The third and final call comes from a group of friends who are planning to go on a cross-country road trip. They apparently want to make a pilgrimage to Clearview. She is a bit taken aback by the gesture, at least initially. Then the subject of conversation changes to journeys she has made. There is a tiny strip of land to the east of Dakar, Senegal, called Gorée Island, that she visited long ago. It once served as the last stop for thousands of captive Africans before they were sent off in the slave trade.
“When you think of what people went through, and how they were treated, what they went through when they got here, and how they were loaded in the ships. Oh my gosh. And when people died, they’d just throw them overboard,” Powell says, ceasing her stride outright with that last word. “You asked me about why I’m here. Why? It’s all of those things. It’s all the people whose shoulders we all stand on.”
The highest point on Clearview Golf Club is the 16th green. Beneath the hole, a disparate set of hills dip and wane, a stretch of earthy dough filled with lumps of air. On the side closest to the Powells’ farmhouse residence, an antenna strapped to the top of a thin, rusted tower sways in the wind. This is the same view that Bill Powell fell in love with back in 1946. Renee says despite the toil that went into making Clearview—the hurt, the love, the time—what gives the course its magic is the land itself, the slope of the knolls. It was always so beautiful. Just needed a little fixing.

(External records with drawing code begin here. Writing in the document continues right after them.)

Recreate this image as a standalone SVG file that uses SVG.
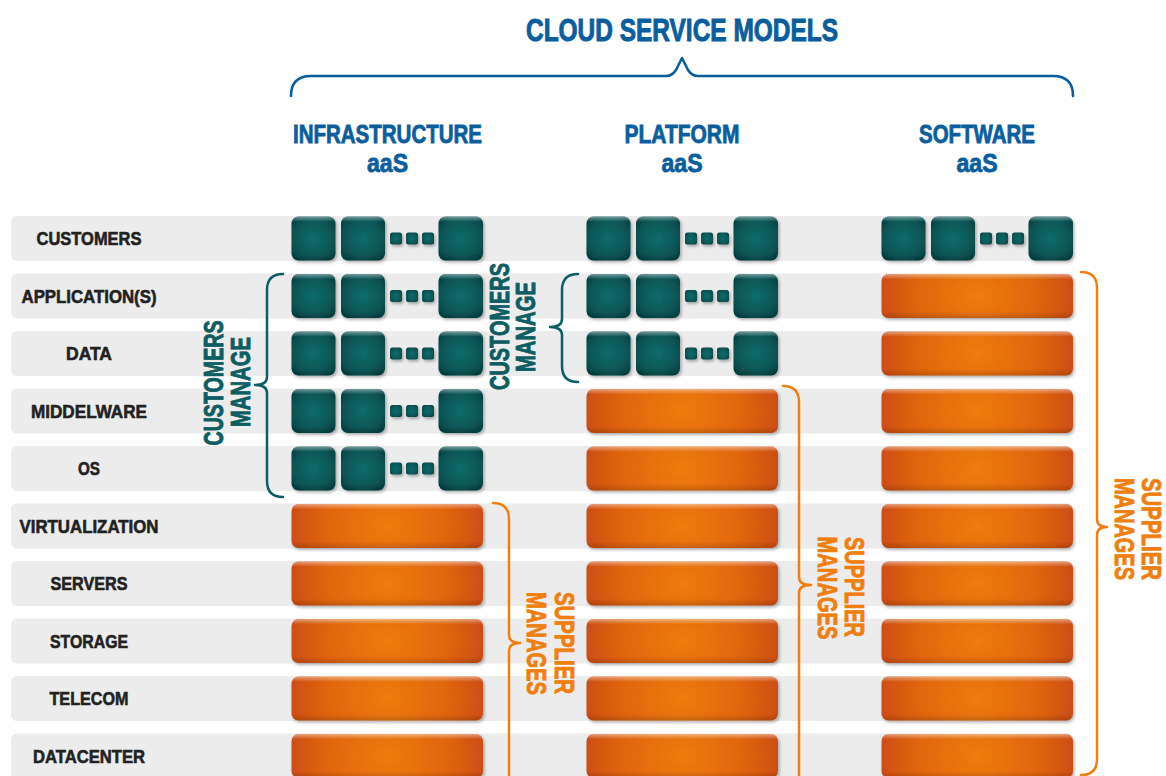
<svg xmlns="http://www.w3.org/2000/svg" xmlns:xlink="http://www.w3.org/1999/xlink" width="1166" height="776" viewBox="0 0 1166 776">
<style>
.band{fill:#ececec}
.lbl{font-family:"Liberation Sans",Arial,sans-serif;font-weight:bold;font-size:19px;fill:#222;stroke:#222;stroke-width:0.6;text-anchor:middle}
.hdr{font-family:"Liberation Sans",Arial,sans-serif;font-weight:bold;font-size:25px;fill:#0b5e9e;stroke:#0b5e9e;stroke-width:0.8;text-anchor:middle}
.title{font-family:"Liberation Sans",Arial,sans-serif;font-weight:bold;font-size:32px;fill:#0b5e9e;stroke:#0b5e9e;stroke-width:1;text-anchor:middle}
.tealtxt{font-family:"Liberation Sans",Arial,sans-serif;font-weight:bold;font-size:27px;fill:#0d5d63;stroke:#0d5d63;stroke-width:0.9;text-anchor:middle}
.orgtxt{font-family:"Liberation Sans",Arial,sans-serif;font-weight:bold;font-size:27px;fill:#f07f0f;stroke:#f07f0f;stroke-width:0.9;text-anchor:middle}
.bTeal{fill:none;stroke:#0d5d63;stroke-width:2.5;stroke-linejoin:round;stroke-linecap:round}
.bOrg{fill:none;stroke:#f07f0f;stroke-width:2.5;stroke-linejoin:round;stroke-linecap:round}
.bBlue{fill:none;stroke:#0b5e9e;stroke-width:2.6;stroke-linejoin:round;stroke-linecap:round}
</style>
<defs>
<radialGradient id="gTeal" cx="50%" cy="50%" r="60%">
<stop offset="0" stop-color="#0f6b6a"/>
<stop offset="0.7" stop-color="#0a5656"/>
<stop offset="1" stop-color="#054444"/>
</radialGradient>
<radialGradient id="gOrg" cx="50%" cy="50%" r="55%" gradientTransform="translate(0.5,0.5) scale(1,3.5) translate(-0.5,-0.5)">
<stop offset="0" stop-color="#ef7c0a"/>
<stop offset="0.6" stop-color="#e0640f"/>
<stop offset="1" stop-color="#c84814"/>
</radialGradient>
<linearGradient id="gHi" x1="0" y1="0" x2="0" y2="1">
<stop offset="0" stop-color="#fff" stop-opacity="0.45"/>
<stop offset="0.12" stop-color="#fff" stop-opacity="0"/>
<stop offset="0.85" stop-color="#000" stop-opacity="0"/>
<stop offset="1" stop-color="#000" stop-opacity="0.15"/>
</linearGradient>
<filter id="sh" x="-10%" y="-10%" width="130%" height="140%">
<feDropShadow dx="1.5" dy="2" stdDeviation="1.5" flood-color="#000" flood-opacity="0.3"/>
</filter>
<g id="tealCell" filter="url(#sh)">
<rect x="0.5" y="0.5" width="44" height="44" rx="7" fill="url(#gTeal)"/>
<rect x="0.5" y="0.5" width="44" height="44" rx="7" fill="url(#gHi)"/>
<rect x="50" y="0.5" width="44" height="44" rx="7" fill="url(#gTeal)"/>
<rect x="50" y="0.5" width="44" height="44" rx="7" fill="url(#gHi)"/>
<rect x="99" y="16.5" width="12" height="12" rx="2.5" fill="url(#gTeal)"/>
<rect x="115" y="16.5" width="12" height="12" rx="2.5" fill="url(#gTeal)"/>
<rect x="131" y="16.5" width="12" height="12" rx="2.5" fill="url(#gTeal)"/>
<rect x="147.5" y="0.5" width="44.5" height="44" rx="7" fill="url(#gTeal)"/>
<rect x="147.5" y="0.5" width="44.5" height="44" rx="7" fill="url(#gHi)"/>
</g>
<g id="orgCell" filter="url(#sh)">
<rect x="0.5" y="0.5" width="191.5" height="44" rx="7" fill="url(#gOrg)"/>
<rect x="0.5" y="0.5" width="191.5" height="44" rx="7" fill="url(#gHi)"/>
</g>
</defs>
<rect width="1166" height="776" fill="#fff"/>

<g id="title">
<text class="title" x="682" y="41" textLength="312" lengthAdjust="spacingAndGlyphs">CLOUD SERVICE MODELS</text>
</g>

<g id="bands">
<rect class="band" x="11" y="216" width="1062" height="45" rx="6"/>
<rect class="band" x="11" y="273.5" width="1062" height="45" rx="6"/>
<rect class="band" x="11" y="331" width="1062" height="45" rx="6"/>
<rect class="band" x="11" y="388.5" width="1062" height="45" rx="6"/>
<rect class="band" x="11" y="446" width="1062" height="45" rx="6"/>
<rect class="band" x="11" y="503.5" width="1062" height="45" rx="6"/>
<rect class="band" x="11" y="561" width="1062" height="45" rx="6"/>
<rect class="band" x="11" y="618.5" width="1062" height="45" rx="6"/>
<rect class="band" x="11" y="676" width="1062" height="45" rx="6"/>
<rect class="band" x="11" y="733.5" width="1062" height="45" rx="6"/>
</g>

<g id="row-labels">
<text class="lbl" x="89" y="245" textLength="105" lengthAdjust="spacingAndGlyphs">CUSTOMERS</text>
<text class="lbl" x="89" y="302.5" textLength="135" lengthAdjust="spacingAndGlyphs">APPLICATION(S)</text>
<text class="lbl" x="89" y="360" textLength="46" lengthAdjust="spacingAndGlyphs">DATA</text>
<text class="lbl" x="89" y="417.5" textLength="116" lengthAdjust="spacingAndGlyphs">MIDDELWARE</text>
<text class="lbl" x="89" y="475" textLength="22" lengthAdjust="spacingAndGlyphs">OS</text>
<text class="lbl" x="89" y="532.5" textLength="139" lengthAdjust="spacingAndGlyphs">VIRTUALIZATION</text>
<text class="lbl" x="89" y="590" textLength="77" lengthAdjust="spacingAndGlyphs">SERVERS</text>
<text class="lbl" x="89" y="647.5" textLength="78" lengthAdjust="spacingAndGlyphs">STORAGE</text>
<text class="lbl" x="89" y="705" textLength="79" lengthAdjust="spacingAndGlyphs">TELECOM</text>
<text class="lbl" x="89" y="762.5" textLength="112" lengthAdjust="spacingAndGlyphs">DATACENTER</text>
</g>

<g id="col-iaas">
<text class="hdr" x="387.5" y="143" textLength="189" lengthAdjust="spacingAndGlyphs">INFRASTRUCTURE</text>
<text class="hdr" x="387.5" y="172" textLength="41" lengthAdjust="spacingAndGlyphs">aaS</text>
<use href="#tealCell" x="291" y="216"/>
<use href="#tealCell" x="291" y="273.5"/>
<use href="#tealCell" x="291" y="331"/>
<use href="#tealCell" x="291" y="388.5"/>
<use href="#tealCell" x="291" y="446"/>
<use href="#orgCell" x="291" y="503.5"/>
<use href="#orgCell" x="291" y="561"/>
<use href="#orgCell" x="291" y="618.5"/>
<use href="#orgCell" x="291" y="676"/>
<use href="#orgCell" x="291" y="733.5"/>
</g>

<g id="col-paas">
<text class="hdr" x="682" y="143" textLength="115" lengthAdjust="spacingAndGlyphs">PLATFORM</text>
<text class="hdr" x="682" y="172" textLength="41" lengthAdjust="spacingAndGlyphs">aaS</text>
<use href="#tealCell" x="586" y="216"/>
<use href="#tealCell" x="586" y="273.5"/>
<use href="#tealCell" x="586" y="331"/>
<use href="#orgCell" x="586" y="388.5"/>
<use href="#orgCell" x="586" y="446"/>
<use href="#orgCell" x="586" y="503.5"/>
<use href="#orgCell" x="586" y="561"/>
<use href="#orgCell" x="586" y="618.5"/>
<use href="#orgCell" x="586" y="676"/>
<use href="#orgCell" x="586" y="733.5"/>
</g>

<g id="col-saas">
<text class="hdr" x="977" y="143" textLength="116" lengthAdjust="spacingAndGlyphs">SOFTWARE</text>
<text class="hdr" x="977" y="172" textLength="41" lengthAdjust="spacingAndGlyphs">aaS</text>
<use href="#tealCell" x="881" y="216"/>
<use href="#orgCell" x="881" y="273.5"/>
<use href="#orgCell" x="881" y="331"/>
<use href="#orgCell" x="881" y="388.5"/>
<use href="#orgCell" x="881" y="446"/>
<use href="#orgCell" x="881" y="503.5"/>
<use href="#orgCell" x="881" y="561"/>
<use href="#orgCell" x="881" y="618.5"/>
<use href="#orgCell" x="881" y="676"/>
<use href="#orgCell" x="881" y="733.5"/>
</g>

<g id="connectors">
<path class="bBlue" d="M291,96 Q291,76 311,76 L666,76 Q672,76 676,70 L682,58 L688,70 Q692,76 698,76 L1053,76 Q1073,76 1073,96"/>
<path class="bTeal" d="M283,274 Q267,274 267,290 L267,377 Q267,385 255,385 Q267,385 267,393 L267,481 Q267,497 283,497"/>
<path class="bTeal" d="M578,274 Q562,274 562,290 L562,319 Q562,327 550,327 Q562,327 562,335 L562,366 Q562,382 578,382"/>
<path class="bOrg" d="M493,503 Q509,503 509,519 L509,635 Q509,643 520,643 Q509,643 509,651 L509,790"/>
<path class="bOrg" d="M783,386 Q799,386 799,402 L799,577 Q799,585 811,585 Q799,585 799,593 L799,790"/>
<path class="bOrg" d="M1081,272 Q1097,272 1097,288 L1097,519 Q1097,527 1107,527 Q1097,527 1097,535 L1097,759 Q1097,775 1081,775"/>
</g>

<g id="label-iaas-customers">
<text class="tealtxt" transform="translate(223,383) rotate(-90)" textLength="125" lengthAdjust="spacingAndGlyphs">CUSTOMERS</text>
<text class="tealtxt" transform="translate(250,382) rotate(-90)" textLength="90" lengthAdjust="spacingAndGlyphs">MANAGE</text>
</g>
<g id="label-paas-customers">
<text class="tealtxt" transform="translate(509,326.5) rotate(-90)" textLength="127" lengthAdjust="spacingAndGlyphs">CUSTOMERS</text>
<text class="tealtxt" transform="translate(535,327) rotate(-90)" textLength="90" lengthAdjust="spacingAndGlyphs">MANAGE</text>
</g>
<g id="label-iaas-supplier">
<text class="orgtxt" transform="translate(555,643) rotate(90)" textLength="102" lengthAdjust="spacingAndGlyphs">SUPPLIER</text>
<text class="orgtxt" transform="translate(527,643.5) rotate(90)" textLength="103" lengthAdjust="spacingAndGlyphs">MANAGES</text>
</g>
<g id="label-paas-supplier">
<text class="orgtxt" transform="translate(845,587) rotate(90)" textLength="100" lengthAdjust="spacingAndGlyphs">SUPPLIER</text>
<text class="orgtxt" transform="translate(818,588) rotate(90)" textLength="103" lengthAdjust="spacingAndGlyphs">MANAGES</text>
</g>
<g id="label-saas-supplier">
<text class="orgtxt" transform="translate(1142,529) rotate(90)" textLength="102" lengthAdjust="spacingAndGlyphs">SUPPLIER</text>
<text class="orgtxt" transform="translate(1115,529) rotate(90)" textLength="102" lengthAdjust="spacingAndGlyphs">MANAGES</text>
</g>
</svg>
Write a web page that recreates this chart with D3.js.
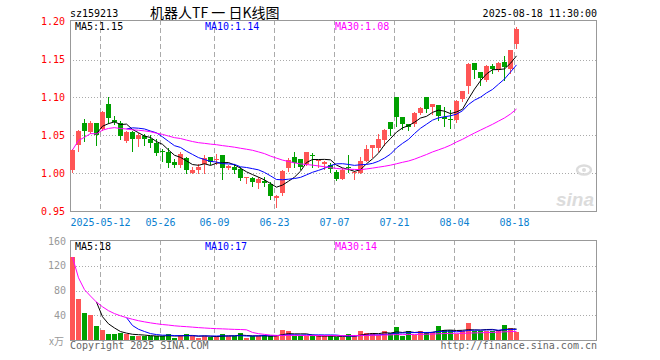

“He looked down here, he could see the rolling plains,” Powell says, overlooking the space that her family calls home. “It’s not real steep, not mountains, but you can see a lot and you can see a long ways.”
Correction: An earlier version of this story incorrectly stated that the USGA once implemented an explicit ban on Black golfers. While many USGA tournaments barred Black golfers from competing between the 1920s and 1950s, the association itself never adopted a formal policy.